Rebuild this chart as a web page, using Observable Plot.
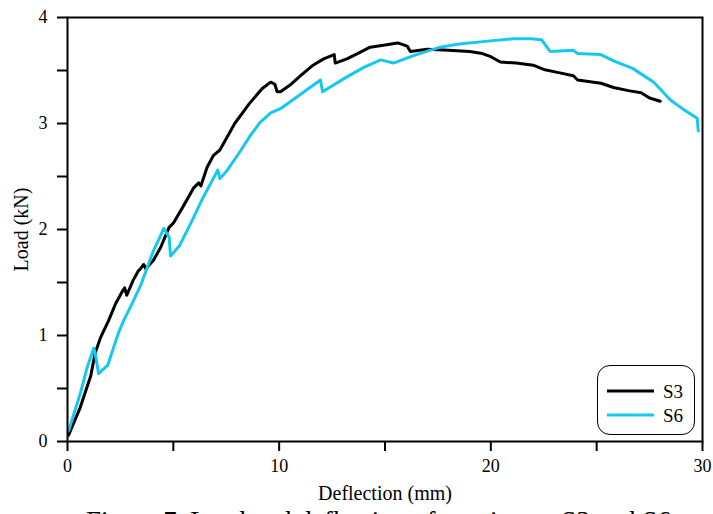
<!DOCTYPE html>
<html>
<head>
<meta charset="utf-8">
<script src="https://cdn.jsdelivr.net/npm/d3@7"></script>
<script src="https://cdn.jsdelivr.net/npm/@observablehq/plot@0.6"></script>
<style>
  html, body { margin: 0; padding: 0; background: #fff; overflow: hidden; }
  #wrap { position: relative; width: 713px; height: 514px; overflow: hidden; }
  #legend { position: absolute; left: 597px; top: 365px; width: 98px; height: 70px;
    border: 1px solid #000; border-radius: 13px; background: #fff; box-sizing: border-box; }
  #caption { position: absolute; left: 86px; top: 508px; white-space: nowrap;
    font-family: 'Liberation Serif', 'Times New Roman', serif; font-size: 27px; line-height: 27px; color: #000; }
</style>
</head>
<body>
<div id="wrap">
  <div id="chart"></div>
  <div id="legend"></div>
  <div id="caption">Figure 7. Load and deflection of specimens S3 and S6</div>
</div>
<script>
const seriesNames = ["S3", "S6"];
const seriesColors = ["#000000", "#17c7f0"];

const s3Deflection = [0.05,0.6,1.1,1.3,1.56,1.94,2.27,2.6,2.7,2.8,3.1,3.35,3.45,3.6,3.7,4.06,4.4,4.8,5.0,5.5,5.95,6.2,6.3,6.6,6.9,7.2,7.9,8.6,9.2,9.6,9.8,9.9,10.06,10.5,11.0,11.6,12.1,12.6,12.65,13.2,13.7,14.3,15.0,15.6,16.05,16.2,17.0,18.0,19.0,19.6,20.0,20.45,21.2,22.0,22.5,23.2,23.9,24.1,25.2,25.8,26.5,27.1,27.5,28.0];
const s3Load = [0.06,0.32,0.62,0.83,0.98,1.14,1.30,1.42,1.45,1.38,1.52,1.61,1.63,1.67,1.63,1.71,1.83,2.02,2.06,2.23,2.39,2.44,2.41,2.59,2.70,2.75,3.0,3.19,3.33,3.39,3.37,3.30,3.30,3.36,3.45,3.55,3.61,3.65,3.57,3.61,3.66,3.72,3.74,3.76,3.73,3.68,3.70,3.69,3.68,3.66,3.63,3.58,3.57,3.55,3.51,3.48,3.45,3.41,3.38,3.34,3.31,3.29,3.24,3.21];

const s6Deflection = [0.05,0.6,0.93,1.24,1.3,1.47,1.9,2.4,2.65,3.0,3.45,4.06,4.3,4.55,4.8,4.87,5.3,5.95,6.4,7.1,7.2,7.55,8.2,8.65,9.1,9.6,10.06,10.9,11.95,12.05,13.2,14.0,14.8,15.4,16.35,17.6,18.5,19.5,21.1,21.9,22.4,22.8,23.9,24.1,25.2,25.8,26.7,27.7,28.5,29.05,29.75,29.8];
const s6Load = [0.10,0.45,0.70,0.88,0.84,0.64,0.72,1.02,1.14,1.28,1.47,1.80,1.90,2.01,1.93,1.75,1.85,2.11,2.30,2.56,2.48,2.56,2.75,2.89,3.01,3.10,3.14,3.26,3.41,3.30,3.44,3.53,3.60,3.57,3.64,3.72,3.75,3.77,3.80,3.80,3.79,3.68,3.69,3.66,3.65,3.59,3.52,3.39,3.22,3.14,3.05,2.93];

const xTicks = [0,5,10,15,20,25,30];
const xLabels = [0,10,20,30];
const yTicks = [0,0.5,1,1.5,2,2.5,3,3.5,4];
const yLabels = [0,1,2,3,4];
const xTitle = "Deflection (mm)";
const yTitle = "Load (kN)";

const table = [];
s3Deflection.forEach((d,i) => table.push({series: "S3", x: d, y: s3Load[i]}));
s6Deflection.forEach((d,i) => table.push({series: "S6", x: d, y: s6Load[i]}));

const font = "'Liberation Serif', 'Times New Roman', serif";

const chart = Plot.plot({
  width: 713, height: 514,
  marginLeft: 67, marginRight: 11, marginTop: 17, marginBottom: 73,
  style: {fontFamily: font, fontSize: "18px", color: "#000", background: "#fff", overflow: "visible"},
  x: {domain: [0, 30]},
  y: {domain: [0, 4]},
  color: {domain: seriesNames, range: seriesColors},
  marks: [
    Plot.line(table, {x: "x", y: "y", z: "series", stroke: "series", strokeWidth: 3, strokeLinejoin: "round"}),
    Plot.frame({stroke: "#000", strokeWidth: 2}),
    Plot.axisX({ticks: xTicks, tickSize: 10, tickPadding: 8, strokeWidth: 2, label: null,
      tickFormat: d => xLabels.includes(d) ? String(d) : "", fontSize: 18, fontFamily: font}),
    Plot.axisY({ticks: yTicks, tickSize: 10, tickPadding: 10, strokeWidth: 2, label: null,
      tickFormat: d => yLabels.includes(d) ? String(d) : "", fontSize: 18, fontFamily: font}),
    Plot.text([xTitle], {text: d => d, frameAnchor: "bottom", dy: 52, fontSize: 20, lineAnchor: "middle", textAnchor: "middle"}),
    Plot.text([yTitle], {text: d => d, frameAnchor: "left", dx: -46, rotate: -90, fontSize: 20, lineAnchor: "middle", textAnchor: "middle"})
  ]
});
document.getElementById("chart").appendChild(chart);

// legend
const lg = d3.select("#legend").append("svg").attr("width", 96).attr("height", 68)
  .style("position", "absolute").style("left", "0px").style("top", "0px");
seriesNames.forEach((name, i) => {
  const y = 25 + i * 24;
  lg.append("line").attr("x1", 9).attr("x2", 56).attr("y1", y).attr("y2", y)
    .attr("stroke", seriesColors[i]).attr("stroke-width", 3);
  lg.append("text").attr("x", 65).attr("y", y).attr("dy", "0.35em")
    .attr("font-family", font).attr("font-size", 19).attr("fill", "#000").text(name);
});
</script>
</body>
</html>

- - -

### Instructions for the task
Reproduce every line precisely as given, omitting all pictures.

### Result of the exercise
Rebuild this chart as a web page, using Observable Plot.
<!DOCTYPE html>
<html>
<head>
<meta charset="utf-8">
<script src="https://cdn.jsdelivr.net/npm/d3@7"></script>
<script src="https://cdn.jsdelivr.net/npm/@observablehq/plot@0.6"></script>
<style>
  html, body { margin: 0; padding: 0; background: #fff; overflow: hidden; }
  #wrap { position: relative; width: 713px; height: 514px; overflow: hidden; }
  #legend { position: absolute; left: 597px; top: 365px; width: 98px; height: 70px;
    border: 1px solid #000; border-radius: 13px; background: #fff; box-sizing: border-box; }
  #caption { position: absolute; left: 86px; top: 508px; white-space: nowrap;
    font-family: 'Liberation Serif', 'Times New Roman', serif; font-size: 27px; line-height: 27px; color: #000; }
</style>
</head>
<body>
<div id="wrap">
  <div id="chart"></div>
  <div id="legend"></div>
  <div id="caption">Figure 7. Load and deflection of specimens S3 and S6</div>
</div>
<script>
const seriesNames = ["S3", "S6"];
const seriesColors = ["#000000", "#17c7f0"];

const s3Deflection = [0.05,0.6,1.1,1.3,1.56,1.94,2.27,2.6,2.7,2.8,3.1,3.35,3.45,3.6,3.7,4.06,4.4,4.8,5.0,5.5,5.95,6.2,6.3,6.6,6.9,7.2,7.9,8.6,9.2,9.6,9.8,9.9,10.06,10.5,11.0,11.6,12.1,12.6,12.65,13.2,13.7,14.3,15.0,15.6,16.05,16.2,17.0,18.0,19.0,19.6,20.0,20.45,21.2,22.0,22.5,23.2,23.9,24.1,25.2,25.8,26.5,27.1,27.5,28.0];
const s3Load = [0.06,0.32,0.62,0.83,0.98,1.14,1.30,1.42,1.45,1.38,1.52,1.61,1.63,1.67,1.63,1.71,1.83,2.02,2.06,2.23,2.39,2.44,2.41,2.59,2.70,2.75,3.0,3.19,3.33,3.39,3.37,3.30,3.30,3.36,3.45,3.55,3.61,3.65,3.57,3.61,3.66,3.72,3.74,3.76,3.73,3.68,3.70,3.69,3.68,3.66,3.63,3.58,3.57,3.55,3.51,3.48,3.45,3.41,3.38,3.34,3.31,3.29,3.24,3.21];

const s6Deflection = [0.05,0.6,0.93,1.24,1.3,1.47,1.9,2.4,2.65,3.0,3.45,4.06,4.3,4.55,4.8,4.87,5.3,5.95,6.4,7.1,7.2,7.55,8.2,8.65,9.1,9.6,10.06,10.9,11.95,12.05,13.2,14.0,14.8,15.4,16.35,17.6,18.5,19.5,21.1,21.9,22.4,22.8,23.9,24.1,25.2,25.8,26.7,27.7,28.5,29.05,29.75,29.8];
const s6Load = [0.10,0.45,0.70,0.88,0.84,0.64,0.72,1.02,1.14,1.28,1.47,1.80,1.90,2.01,1.93,1.75,1.85,2.11,2.30,2.56,2.48,2.56,2.75,2.89,3.01,3.10,3.14,3.26,3.41,3.30,3.44,3.53,3.60,3.57,3.64,3.72,3.75,3.77,3.80,3.80,3.79,3.68,3.69,3.66,3.65,3.59,3.52,3.39,3.22,3.14,3.05,2.93];

const xTicks = [0,5,10,15,20,25,30];
const xLabels = [0,10,20,30];
const yTicks = [0,0.5,1,1.5,2,2.5,3,3.5,4];
const yLabels = [0,1,2,3,4];
const xTitle = "Deflection (mm)";
const yTitle = "Load (kN)";

const table = [];
s3Deflection.forEach((d,i) => table.push({series: "S3", x: d, y: s3Load[i]}));
s6Deflection.forEach((d,i) => table.push({series: "S6", x: d, y: s6Load[i]}));

const font = "'Liberation Serif', 'Times New Roman', serif";

const chart = Plot.plot({
  width: 713, height: 514,
  marginLeft: 67, marginRight: 11, marginTop: 17, marginBottom: 73,
  style: {fontFamily: font, fontSize: "18px", color: "#000", background: "#fff", overflow: "visible"},
  x: {domain: [0, 30]},
  y: {domain: [0, 4]},
  color: {domain: seriesNames, range: seriesColors},
  marks: [
    Plot.line(table, {x: "x", y: "y", z: "series", stroke: "series", strokeWidth: 3, strokeLinejoin: "round"}),
    Plot.frame({stroke: "#000", strokeWidth: 2}),
    Plot.axisX({ticks: xTicks, tickSize: 10, tickPadding: 8, strokeWidth: 2, label: null,
      tickFormat: d => xLabels.includes(d) ? String(d) : "", fontSize: 18, fontFamily: font}),
    Plot.axisY({ticks: yTicks, tickSize: 10, tickPadding: 10, strokeWidth: 2, label: null,
      tickFormat: d => yLabels.includes(d) ? String(d) : "", fontSize: 18, fontFamily: font}),
    Plot.text([xTitle], {text: d => d, frameAnchor: "bottom", dy: 52, fontSize: 20, lineAnchor: "middle", textAnchor: "middle"}),
    Plot.text([yTitle], {text: d => d, frameAnchor: "left", dx: -46, rotate: -90, fontSize: 20, lineAnchor: "middle", textAnchor: "middle"})
  ]
});
document.getElementById("chart").appendChild(chart);

// legend
const lg = d3.select("#legend").append("svg").attr("width", 96).attr("height", 68)
  .style("position", "absolute").style("left", "0px").style("top", "0px");
seriesNames.forEach((name, i) => {
  const y = 25 + i * 24;
  lg.append("line").attr("x1", 9).attr("x2", 56).attr("y1", y).attr("y2", y)
    .attr("stroke", seriesColors[i]).attr("stroke-width", 3);
  lg.append("text").attr("x", 65).attr("y", y).attr("dy", "0.35em")
    .attr("font-family", font).attr("font-size", 19).attr("fill", "#000").text(name);
});
</script>
</body>
</html>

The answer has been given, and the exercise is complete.